Recently I ran into one (of the millions of variations of) sequence maintainence problem (BZOJ3065). We need to support insertion/deletion, and querying the $k$th smallest element in a given interval. Hzwer seems to have come up with a solution that involves a scapegoat-tree-nested segment tree, which I can’t say confidently that I understand. So I come up with this solution of my own, with comparable complexity.
Let’s start with refreshing our memory on the most classical version of nested segment tree, the one that we use to maintain a sequence that supports modification and querying the $k$th smallest element in a given interval. Firstly, recall how we would approach this problem if we don’t need to support modification: if we care about time more than memory, we use a partition tree; if we care about memory more (and don’t mind debugging), we use a chairman tree.
Query | Build | Space | |
---|---|---|---|
Partition Tree | $\Theta(\log n)$ | $\Theta(n\log n)$ | $\Theta(n\log n)$ |
Chairman Tree | $O(\log^2 n)$ | $O(n\log n)$ | $O(n\log n)$ |
Now we use a similar approach to support modification. In essence, both partition tree and chairman tree run a query by looking up how many elements enter the left son in the given interval. This is easy to implement with an array without modification, but with modification, we need some tricks. Let’s first formalize the task:
Suppose on a node, we have a sequence $s_1, s_2 … s_n$, and an associated sequence $b_1, b_2 … b_n$, where $b_i = 1$ iff $s_i$ enters the left son, otherwise $b_i = 0$. Thus for a partition-tree-like data structure to work, we need to efficiently run the query $sum(b_x, b_{x+1} … b_y)$ for any interval $[x, y]$, and also efficiently flipping one of the $b$’s. How should we do this?
This sounds very familiar! We know that there are at least two data structures - binary indexed tree (BIT) and segment tree - that supports fast query of interval sum and fast modification of single elements. So our approach: contruct a partition tree/chairman tree as usual, but instead of putting an array in each node, we put in a BIT or a segment tree. How is the complexity? We still need to go through $\log n$ internal nodes to find an leaf. For a depth-$k$ internal node, we have $\frac{n}{2^k}$ elements on it; throwing in the logarithm for BIT/segment tree, we spend $O(\log \frac{n}{2^k})$ time on this node.
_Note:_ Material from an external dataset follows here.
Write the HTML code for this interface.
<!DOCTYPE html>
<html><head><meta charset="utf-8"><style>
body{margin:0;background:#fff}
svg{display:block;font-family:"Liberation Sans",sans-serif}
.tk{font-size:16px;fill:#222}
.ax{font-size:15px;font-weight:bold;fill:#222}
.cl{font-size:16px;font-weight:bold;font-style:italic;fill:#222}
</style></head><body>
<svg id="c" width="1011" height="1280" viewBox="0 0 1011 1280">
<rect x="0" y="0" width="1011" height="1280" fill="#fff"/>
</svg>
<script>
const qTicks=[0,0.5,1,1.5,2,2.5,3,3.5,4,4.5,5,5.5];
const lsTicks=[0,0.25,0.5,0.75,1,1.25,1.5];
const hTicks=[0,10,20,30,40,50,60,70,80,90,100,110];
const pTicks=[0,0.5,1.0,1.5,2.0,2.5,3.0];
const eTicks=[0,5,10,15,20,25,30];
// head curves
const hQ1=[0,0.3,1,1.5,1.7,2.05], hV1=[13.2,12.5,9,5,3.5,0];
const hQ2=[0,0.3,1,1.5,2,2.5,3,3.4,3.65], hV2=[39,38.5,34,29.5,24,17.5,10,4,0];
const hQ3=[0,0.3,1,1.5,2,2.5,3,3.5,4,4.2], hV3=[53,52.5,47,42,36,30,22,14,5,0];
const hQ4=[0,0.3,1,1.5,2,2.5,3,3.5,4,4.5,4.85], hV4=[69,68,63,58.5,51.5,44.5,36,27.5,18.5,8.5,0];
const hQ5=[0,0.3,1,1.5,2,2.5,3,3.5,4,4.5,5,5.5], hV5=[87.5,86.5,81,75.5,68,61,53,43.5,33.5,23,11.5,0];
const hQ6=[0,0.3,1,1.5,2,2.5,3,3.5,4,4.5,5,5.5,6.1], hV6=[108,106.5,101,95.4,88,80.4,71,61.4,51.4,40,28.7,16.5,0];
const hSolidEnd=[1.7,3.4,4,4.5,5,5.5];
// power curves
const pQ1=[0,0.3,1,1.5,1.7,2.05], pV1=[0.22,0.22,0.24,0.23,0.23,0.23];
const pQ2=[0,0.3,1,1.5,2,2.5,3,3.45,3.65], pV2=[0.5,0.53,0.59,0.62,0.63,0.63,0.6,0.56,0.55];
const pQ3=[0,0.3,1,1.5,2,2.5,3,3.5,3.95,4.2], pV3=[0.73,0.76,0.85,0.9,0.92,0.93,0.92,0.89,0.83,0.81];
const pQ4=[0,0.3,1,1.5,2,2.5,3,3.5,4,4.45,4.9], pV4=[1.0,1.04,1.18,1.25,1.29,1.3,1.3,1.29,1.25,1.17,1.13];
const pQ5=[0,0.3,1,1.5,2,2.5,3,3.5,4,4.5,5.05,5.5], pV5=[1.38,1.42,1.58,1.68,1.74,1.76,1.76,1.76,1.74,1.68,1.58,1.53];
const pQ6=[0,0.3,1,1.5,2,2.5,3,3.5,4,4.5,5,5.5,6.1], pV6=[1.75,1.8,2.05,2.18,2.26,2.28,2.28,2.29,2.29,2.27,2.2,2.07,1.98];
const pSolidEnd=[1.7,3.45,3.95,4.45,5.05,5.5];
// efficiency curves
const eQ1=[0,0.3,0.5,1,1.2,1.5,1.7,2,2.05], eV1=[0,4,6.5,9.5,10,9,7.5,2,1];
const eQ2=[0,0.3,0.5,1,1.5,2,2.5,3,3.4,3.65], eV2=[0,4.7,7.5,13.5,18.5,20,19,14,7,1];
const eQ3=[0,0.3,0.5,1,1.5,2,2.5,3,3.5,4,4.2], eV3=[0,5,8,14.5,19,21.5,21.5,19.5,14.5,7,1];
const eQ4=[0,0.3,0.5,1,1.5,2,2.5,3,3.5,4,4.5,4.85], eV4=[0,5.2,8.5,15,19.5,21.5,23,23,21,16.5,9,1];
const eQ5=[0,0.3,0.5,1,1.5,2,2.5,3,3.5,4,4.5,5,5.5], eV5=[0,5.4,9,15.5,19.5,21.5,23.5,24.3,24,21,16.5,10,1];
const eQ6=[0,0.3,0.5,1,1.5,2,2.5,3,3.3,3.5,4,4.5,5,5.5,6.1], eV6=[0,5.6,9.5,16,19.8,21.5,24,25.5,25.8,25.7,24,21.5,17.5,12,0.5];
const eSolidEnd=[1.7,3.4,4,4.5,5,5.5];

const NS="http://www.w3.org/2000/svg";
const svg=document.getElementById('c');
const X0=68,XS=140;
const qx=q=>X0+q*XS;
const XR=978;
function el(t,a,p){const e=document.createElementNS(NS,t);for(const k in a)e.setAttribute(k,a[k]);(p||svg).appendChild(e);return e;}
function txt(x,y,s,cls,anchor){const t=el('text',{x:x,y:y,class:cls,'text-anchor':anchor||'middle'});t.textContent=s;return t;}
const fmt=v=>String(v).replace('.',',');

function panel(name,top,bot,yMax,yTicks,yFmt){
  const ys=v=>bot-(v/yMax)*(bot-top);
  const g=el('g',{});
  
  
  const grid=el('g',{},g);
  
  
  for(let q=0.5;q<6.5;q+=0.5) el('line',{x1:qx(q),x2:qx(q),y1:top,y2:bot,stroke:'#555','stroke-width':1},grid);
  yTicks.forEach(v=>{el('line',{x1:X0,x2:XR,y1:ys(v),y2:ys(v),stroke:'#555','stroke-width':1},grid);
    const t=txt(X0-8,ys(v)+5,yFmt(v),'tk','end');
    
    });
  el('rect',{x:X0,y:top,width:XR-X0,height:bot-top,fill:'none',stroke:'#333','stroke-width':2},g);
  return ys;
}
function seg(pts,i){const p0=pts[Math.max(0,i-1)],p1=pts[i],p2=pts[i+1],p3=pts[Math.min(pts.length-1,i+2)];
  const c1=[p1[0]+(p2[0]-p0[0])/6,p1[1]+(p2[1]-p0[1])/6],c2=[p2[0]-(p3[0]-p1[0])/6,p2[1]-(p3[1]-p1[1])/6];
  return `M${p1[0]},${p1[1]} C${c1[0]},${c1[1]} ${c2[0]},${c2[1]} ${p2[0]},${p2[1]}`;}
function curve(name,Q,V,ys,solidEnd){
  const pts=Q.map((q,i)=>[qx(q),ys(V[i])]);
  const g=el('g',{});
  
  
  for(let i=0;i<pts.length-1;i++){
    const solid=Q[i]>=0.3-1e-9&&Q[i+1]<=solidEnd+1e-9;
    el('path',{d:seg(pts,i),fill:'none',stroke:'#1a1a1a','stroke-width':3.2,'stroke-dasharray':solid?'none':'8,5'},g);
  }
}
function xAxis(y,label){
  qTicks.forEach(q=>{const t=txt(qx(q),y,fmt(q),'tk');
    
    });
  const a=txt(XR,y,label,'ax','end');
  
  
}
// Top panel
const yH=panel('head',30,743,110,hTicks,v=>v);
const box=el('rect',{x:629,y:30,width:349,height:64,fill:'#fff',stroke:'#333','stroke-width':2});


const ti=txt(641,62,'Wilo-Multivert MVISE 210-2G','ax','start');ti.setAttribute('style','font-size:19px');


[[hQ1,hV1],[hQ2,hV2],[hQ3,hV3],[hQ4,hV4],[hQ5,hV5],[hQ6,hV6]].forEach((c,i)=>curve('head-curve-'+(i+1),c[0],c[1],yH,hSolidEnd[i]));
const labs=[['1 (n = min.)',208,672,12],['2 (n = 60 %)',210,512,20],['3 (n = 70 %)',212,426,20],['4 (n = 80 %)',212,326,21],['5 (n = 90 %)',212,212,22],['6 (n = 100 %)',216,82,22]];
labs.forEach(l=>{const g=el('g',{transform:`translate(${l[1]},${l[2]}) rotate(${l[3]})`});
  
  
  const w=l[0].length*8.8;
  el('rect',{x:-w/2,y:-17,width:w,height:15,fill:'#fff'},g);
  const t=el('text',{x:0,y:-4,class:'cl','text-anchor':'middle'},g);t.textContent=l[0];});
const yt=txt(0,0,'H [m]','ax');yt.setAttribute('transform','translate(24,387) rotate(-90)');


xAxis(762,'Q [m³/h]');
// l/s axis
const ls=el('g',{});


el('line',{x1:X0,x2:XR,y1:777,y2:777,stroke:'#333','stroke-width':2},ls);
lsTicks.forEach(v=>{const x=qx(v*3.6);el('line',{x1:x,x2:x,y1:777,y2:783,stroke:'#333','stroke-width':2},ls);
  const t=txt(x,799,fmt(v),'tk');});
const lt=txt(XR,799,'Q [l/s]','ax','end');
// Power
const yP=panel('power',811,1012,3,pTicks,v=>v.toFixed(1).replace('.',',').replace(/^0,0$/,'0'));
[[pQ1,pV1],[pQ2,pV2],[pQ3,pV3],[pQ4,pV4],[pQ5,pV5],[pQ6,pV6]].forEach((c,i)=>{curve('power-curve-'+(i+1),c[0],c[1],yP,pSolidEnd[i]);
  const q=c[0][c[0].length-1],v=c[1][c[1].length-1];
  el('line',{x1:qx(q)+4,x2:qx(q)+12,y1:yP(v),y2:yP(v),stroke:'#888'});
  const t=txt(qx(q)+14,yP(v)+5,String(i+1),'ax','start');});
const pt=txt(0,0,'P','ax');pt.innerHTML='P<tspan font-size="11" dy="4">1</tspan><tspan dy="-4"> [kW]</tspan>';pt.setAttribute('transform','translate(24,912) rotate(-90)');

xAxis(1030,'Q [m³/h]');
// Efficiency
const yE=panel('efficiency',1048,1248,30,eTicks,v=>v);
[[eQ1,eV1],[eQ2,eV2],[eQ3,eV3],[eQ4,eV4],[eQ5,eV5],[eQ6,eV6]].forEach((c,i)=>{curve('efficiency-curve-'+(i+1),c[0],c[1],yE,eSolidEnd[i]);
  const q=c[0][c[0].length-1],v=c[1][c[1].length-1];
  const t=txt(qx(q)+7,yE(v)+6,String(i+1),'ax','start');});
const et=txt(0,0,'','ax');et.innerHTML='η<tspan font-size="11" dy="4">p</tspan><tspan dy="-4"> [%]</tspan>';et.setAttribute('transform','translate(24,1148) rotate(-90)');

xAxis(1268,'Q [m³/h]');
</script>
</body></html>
So summing the time we spend on the whole path: \[ \log n + \log(n/2) + \log(n/4) … \\= \log(n/2 \times n/4 \times …) \\(\text{when }n=2^{odd})\approx \log(\frac{n^{\log n}}{2^{\frac{\log^2 n}{2}}}) \\= \log^2n - \frac{\log^2n}{2}\log2 = O(\log^2n) \]
Having refreshed our memories on this reduced problem, let’s tackle on our original enemy: sequence maintainence with insertion/deletion, and querying the kth smallest element in a given interval. Now BIT/segment tree won’t do, because they do not support insertion/deletion. But there is one data structure that does, which is a Splay Tree!
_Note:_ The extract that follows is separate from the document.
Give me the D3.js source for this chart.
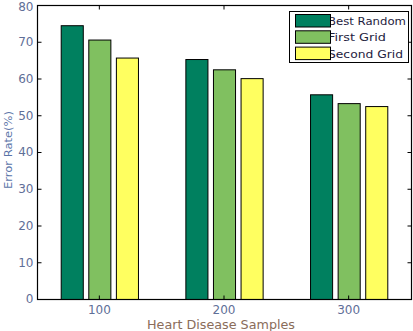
<!DOCTYPE html>
<html>
<head>
<meta charset="utf-8">
<script src="https://cdn.jsdelivr.net/npm/d3@7"></script>
<style>
  html, body { margin: 0; padding: 0; background: #fff; }
  svg { display: block; }
</style>
</head>
<body>
<svg id="chart" width="413" height="331"></svg>
<script>
// Error rate of each search method per sample size
const categories = ["100", "200", "300"];
const seriesNames = ["Best Random", "First Grid", "Second Grid"];
const bestRandom = [74.5, 65.3, 55.7];
const firstGrid = [70.6, 62.5, 53.3];
const secondGrid = [65.7, 60.1, 52.5];
const yTicks = [0, 10, 20, 30, 40, 50, 60, 70, 80];
const xTitle = "Heart Disease Samples";
const yTitle = "Error Rate(%)";

const seriesValues = [bestRandom, firstGrid, secondGrid];
const colors = ["#00805f", "#80c060", "#ffff60"];

const svg = d3.select("#chart");
const margin = { left: 37, right: 2, top: 5, bottom: 32 };
const W = 413, H = 331;
const x0 = margin.left, x1 = W - margin.right;
const y0 = margin.top, y1 = H - margin.bottom;

const x = d3.scaleBand().domain(categories).range([x0, x1])
  .paddingInner(0.336).paddingOuter(0.168);
const xs = d3.scaleBand().domain(seriesNames).range([0, x.bandwidth()])
  .paddingInner(0.2).paddingOuter(0.1);
const y = d3.scaleLinear().domain([0, 80]).range([y1, y0]);

const tickColor = "#5f6f98";

// bars
const groups = svg.append("g").selectAll("g").data(categories).join("g")
  .attr("transform", d => `translate(${x(d)},0)`);
groups.selectAll("rect")
  .data((c, i) => seriesNames.map((s, k) => ({ s, k, v: seriesValues[k][i] })))
  .join("rect")
  .attr("x", d => xs(d.s) + 0.5)
  .attr("y", d => y(d.v) + 0.5)
  .attr("width", xs.bandwidth())
  .attr("height", d => y(0) - y(d.v))
  .attr("fill", d => colors[d.k])
  .attr("stroke", "#000")
  .attr("stroke-width", 1);

// axes with inward ticks on all four sides
const tl = 4;
const axLeft = svg.append("g").attr("transform", `translate(${x0 + 0.5},0)`)
  .call(d3.axisLeft(y).tickValues(yTicks).tickSizeInner(-tl).tickSizeOuter(0).tickPadding(4));
const axRight = svg.append("g").attr("transform", `translate(${x1 + 0.5},0)`)
  .call(d3.axisRight(y).tickValues(yTicks).tickSizeInner(-tl).tickSizeOuter(0).tickFormat(""));
const axBottom = svg.append("g").attr("transform", `translate(0,${y1 + 0.5})`)
  .call(d3.axisBottom(x).tickSizeInner(-tl).tickSizeOuter(0).tickPadding(6));
const axTop = svg.append("g").attr("transform", `translate(0,${y0 + 0.5})`)
  .call(d3.axisTop(x).tickSizeInner(-tl).tickSizeOuter(0).tickFormat(""));

[axLeft, axRight, axBottom, axTop].forEach(a => {
  a.select(".domain").remove();
  a.selectAll("line").attr("stroke", "#000");
  a.selectAll("text").attr("fill", tickColor)
    .style("font-family", "DejaVu Sans, sans-serif")
    .style("font-size", "12px");
});
// keep the topmost label inside the canvas
axLeft.selectAll(".tick").filter(d => d === 80).select("text").attr("dy", "0.45em");

// frame
svg.append("rect").attr("x", x0 + 0.5).attr("y", y0 + 0.5)
  .attr("width", x1 - x0).attr("height", y1 - y0)
  .attr("fill", "none").attr("stroke", "#000").attr("stroke-width", 1.2);

// axis titles
const titleFont = "DejaVu Sans, sans-serif";
svg.append("text")
  .attr("x", 147).attr("y", 328.5)
  .attr("textLength", 148).attr("lengthAdjust", "spacingAndGlyphs")
  .attr("fill", "#8a6c5a")
  .style("font-family", titleFont).style("font-size", "11.5px")
  .text(xTitle);
svg.append("text")
  .attr("transform", `translate(12,189) rotate(-90)`)
  .attr("textLength", 78).attr("lengthAdjust", "spacingAndGlyphs")
  .attr("fill", "#5a74a8")
  .style("font-family", titleFont).style("font-size", "10.5px")
  .text(yTitle);

// legend
const lg = svg.append("g");
lg.append("rect").attr("x", 289.5).attr("y", 11.5).attr("width", 119).attr("height", 51)
  .attr("fill", "#fff").attr("stroke", "#000").attr("stroke-width", 1);
const lgLen = [78, 58, 75];
seriesNames.forEach((s, k) => {
  const yy = 14 + k * 16.3;
  lg.append("text").attr("x", 328).attr("y", yy + 11)
    .attr("textLength", lgLen[k]).attr("lengthAdjust", "spacingAndGlyphs")
    .attr("fill", "#1e2240")
    .style("font-family", titleFont).style("font-size", "11px")
    .text(s);
  lg.append("rect").attr("x", 295.5).attr("y", yy + 0.5).attr("width", 35).attr("height", 12.5)
    .attr("fill", colors[k]).attr("stroke", "#000").attr("stroke-width", 1);
});
</script>
</body>
</html>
Oof so many trees. Anyway, if we plug in a splay tree into every node of a chairman tree, we get a data structure that perfectly solves our task. (I mean, $O(\log^2 n)$ is not bad at all in practice). A trick: if the insertion/deletion/modification operations are random, don’t even bother to do the rebalance splay step, which would multiply the constant factor by 3. However, if they are ordered, splay could degenerate into a linked list quickly! So if you have some operations that you know are ordered, it may be a good idea to shuffle them (if that makes sense in that specific scenario) before putting them into this nested monstrosity.
Look at how we went from array to segment tree/BIT and then to splay! There seems to be a pattern here: if there is a type of operations that can be done on a data structure $D$ in $T(n)$ time, we can plug $D$ in a chairman tree, and get a $\sum_i^{\log n}T(k)\log k, k=\frac{n}{2^i}$ complexity when performing that operation. Now let’s do some homework:
- What if in addition, I want to support negating all numbers in an interval?
- What if in addition, I want to support setting all numbers below a threshold $s$ to zero in an interval?